What was confusing to Galiatatos was that he could find no record of the ship’s existence in any of the various official shipping binders in the wheelhouse. We pulled out the lists of call signs, IMO (International Maritime Organization) identification numbers and vessel names, checking for anything similar in name from Sierra Leone, but Badr One was not listed in any of them. As well, there was no confirmation as to who had sent the notice. The First Officer thought it might have been sent from El Quseir, Egypt, but he couldn’t be certain.

We sailed past Berenice and towards our anchorage at Port Suez without any further information about the Badr One and its fate. Some of the crew wondered if it might be a ghost ship – a vessel renamed and involved with suspicious activities, or one that the owner might be hoping would “disappear” for insurance purposes. Others thought the message was a fake, intended to make it seem there was an emergency when there was none. But no one could say for sure and there was no more news about the freighter and her crew.

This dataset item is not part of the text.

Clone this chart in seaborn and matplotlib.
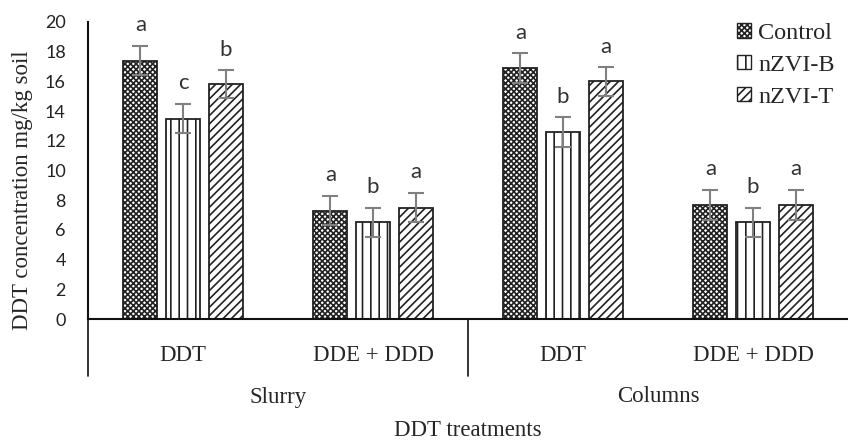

Unknown freighter off the Somali coast

But a couple of recent items posted on Egyptian and Sudanese sites say the Badr One may have been found. “May have been found” is the key phrase here, for there is no actual confirmation that the vessel and its crew are safe.

Pirated? Possibly, and maybe the owners paid the ransom or are doing so as you read this. They are insinuating as much, though Egyptian authorities deny piracy occurs in this part of the Red Sea. So, perhaps there was something else going on with a vessel reportedly carrying cement, plastic and steel pipes. Regardless, a ship with 14 crew went missing in one of the world’s busiest waterways and no one seemed to care too much.